Many beginners overpay because they fall in love with a property, assume appreciation will solve weak cash flow, or accept seller claims without verification. A written goal, conservative numbers, and strict due diligence help prevent those issues. Another common mistake is underestimating costs, especially maintenance, vacancy, and transaction fees. Proper budgeting, reserves, and inspections reduce that risk.

Some first-time investors try to self-manage without systems and end up with inconsistent tenant screening, unclear lease terms, and delayed maintenance. A standardized tenant process and clear lease documents reduce conflict and protect income. Others rely entirely on third parties and do not monitor performance, which can lead to overspending or poor tenant selection. Building a reliable team is important, but active oversight keeps the team aligned with your priorities.

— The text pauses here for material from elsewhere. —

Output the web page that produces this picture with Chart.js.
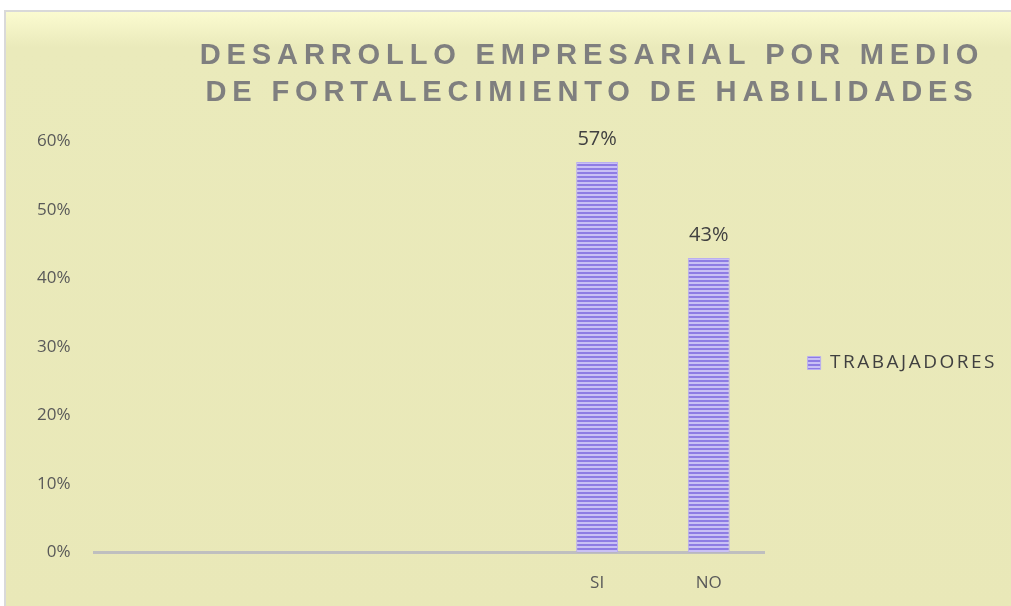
<!DOCTYPE html>
<html>
<head>
<meta charset="utf-8">
<script src="https://cdn.jsdelivr.net/npm/chart.js@4"></script>
<style>
  html, body { margin: 0; padding: 0; background: #ffffff; }
  #frame {
    position: absolute; left: 4px; top: 10px; width: 1020px; height: 610px;
    border: 2px solid #d9d9d9; box-sizing: border-box;
    background: linear-gradient(#fbfbd0 0px, #eaeabb 35px, #e9e8b8 100%);
  }
  #wrap { position: absolute; left: 0; top: 0; width: 1011px; height: 606px; }
</style>
</head>
<body>
<div id="frame"></div>
<div id="wrap"><canvas id="chart-canvas" width="1011" height="606"></canvas></div>
<script>
var categories = ['', '', '', '', 'SI', 'NO']
var trabajadores = [null, null, null, null, 57, 43]
var yTicks = [0, 10, 20, 30, 40, 50, 60]
var titleLines = ['DESARROLLO EMPRESARIAL POR MEDIO', 'DE FORTALECIMIENTO DE HABILIDADES']

// striped fill like the original bars
function make_stripes() {
    var c = document.createElement('canvas')
    c.width = 4
    c.height = 4
    var g = c.getContext('2d')
    g.fillStyle = '#8e7ce4'
    g.fillRect(0, 0, 4, 2)
    g.fillStyle = '#c9c0f5'
    g.fillRect(0, 2, 4, 2)
    return g.createPattern(c, 'repeat')
}

// wrap a layout box draw: letter spacing, horizontal squeeze around a centre, offsets
function wrap_box(box, o) {
    if (!box || box._wrapped) return
    var orig = box.draw
    box.draw = function () {
        var ctx = this.ctx
        var r = this.right
        ctx.save()
        ctx.letterSpacing = o.spacing
        if (o.sx) {
            var cx = (this.left + this.right) / 2
            ctx.translate(o.cx, 0)
            ctx.scale(o.sx, 1)
            ctx.translate(-cx, 0)
        }
        ctx.translate(o.dx || 0, o.dy || 0)
        if (o.extraRight) this.right = r + o.extraRight
        orig.apply(this, arguments)
        this.right = r
        ctx.restore()
    }
    box._wrapped = true
}

var spacedText = {
    id: 'spacedText',
    beforeDraw: function (chart) {
        wrap_box(chart.titleBlock, { spacing: '6px', sx: 0.97, cx: 592 })
        wrap_box(chart.legend, { spacing: '2.5px', dy: 48, extraRight: 60 })
        wrap_box(chart.scales.y, { spacing: '1.5px' })
        wrap_box(chart.scales.x, { spacing: '1px' })
    }
}

// value labels above the bars
var valueLabels = {
    id: 'valueLabels',
    afterDatasetsDraw: function (chart) {
        var ctx = chart.ctx
        var meta = chart.getDatasetMeta(0)
        ctx.save()
        ctx.font = '20px "Open Sans"'
        ctx.fillStyle = '#404040'
        ctx.textAlign = 'center'
        ctx.textBaseline = 'alphabetic'
        meta.data.forEach(function (bar, i) {
            var v = trabajadores[i]
            if (v === null) return
            ctx.fillText(v + '%', bar.x, bar.y - 17)
        })
        ctx.restore()
    }
}

var ctx = document.getElementById('chart-canvas').getContext('2d')
var myChart = new Chart(ctx, {
    type: 'bar',
    data: {
        labels: categories,
        datasets: [{
            label: 'TRABAJADORES',
            data: trabajadores,
            backgroundColor: make_stripes(),
            borderColor: '#b9aef0',
            borderWidth: 1,
            categoryPercentage: 1,
            barPercentage: 0.375
        }]
    },
    options: {
        responsive: false,
        animation: false,
        layout: { padding: { top: 17, left: 13, right: 34, bottom: -7 } },
        plugins: {
            title: {
                display: true,
                text: titleLines,
                color: '#7f7f7f',
                font: { family: '"Liberation Sans"', size: 30, weight: 'bold', lineHeight: 1.24 },
                padding: { top: 20, bottom: 30 }
            },
            legend: {
                position: 'right',
                labels: {
                    color: '#404040',
                    font: { family: '"Open Sans"', size: 19 },
                    boxWidth: 13,
                    boxHeight: 13,
                    padding: 43
                }
            },
            tooltip: { enabled: false }
        },
        scales: {
            x: {
                grid: { display: false, drawTicks: false },
                border: { display: true, color: '#bfbfbf', width: 3 },
                ticks: { color: '#595959', font: { family: '"Open Sans"', size: 17 }, padding: 20 }
            },
            y: {
                min: 0,
                max: 60,
                afterBuildTicks: function (axis) {
                    axis.ticks = yTicks.map(function (v) { return { value: v } })
                },
                grid: { display: false, drawTicks: false },
                border: { display: false },
                ticks: {
                    color: '#595959',
                    font: { family: '"Open Sans"', size: 17 },
                    padding: 24,
                    callback: function (v) { return v + '%' }
                }
            }
        }
    },
    plugins: [spacedText, valueLabels]
})
</script>
</body>
</html>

Finally, many new investors do not plan for exit or taxes. They keep poor records, miss deductions, or face surprise costs at sale. Thinking about tax and exit strategy from the beginning keeps your investment flexible and improves after-tax outcomes. Real estate is forgiving to disciplined owners and punishing to careless ones. These tips push you toward discipline.

  • Avoidable mistakes: Overpaying, trusting unverified rent numbers, skipping inspections, underfunding reserves, weak tenant screening, and neglecting record-keeping.
  • Best protection: Conservative assumptions, written checklists, and consistent management systems.
  • Mindset shift: Treat every decision as a long-term business choice, not a short-term emotional win.

Final note for first-time investors

Property investment can be a powerful way to build wealth when approached with clear goals, sound analysis, and disciplined operations. Your first property does not need to be perfect, but it does need to be resilient. Focus on fundamentals, protect your downside with due diligence and reserves, and build systems that make your investing repeatable. Over time, the compounding effect of rent growth, loan amortization, and well-managed property condition can turn a sensible first purchase into a strong foundation for long-term financial progress.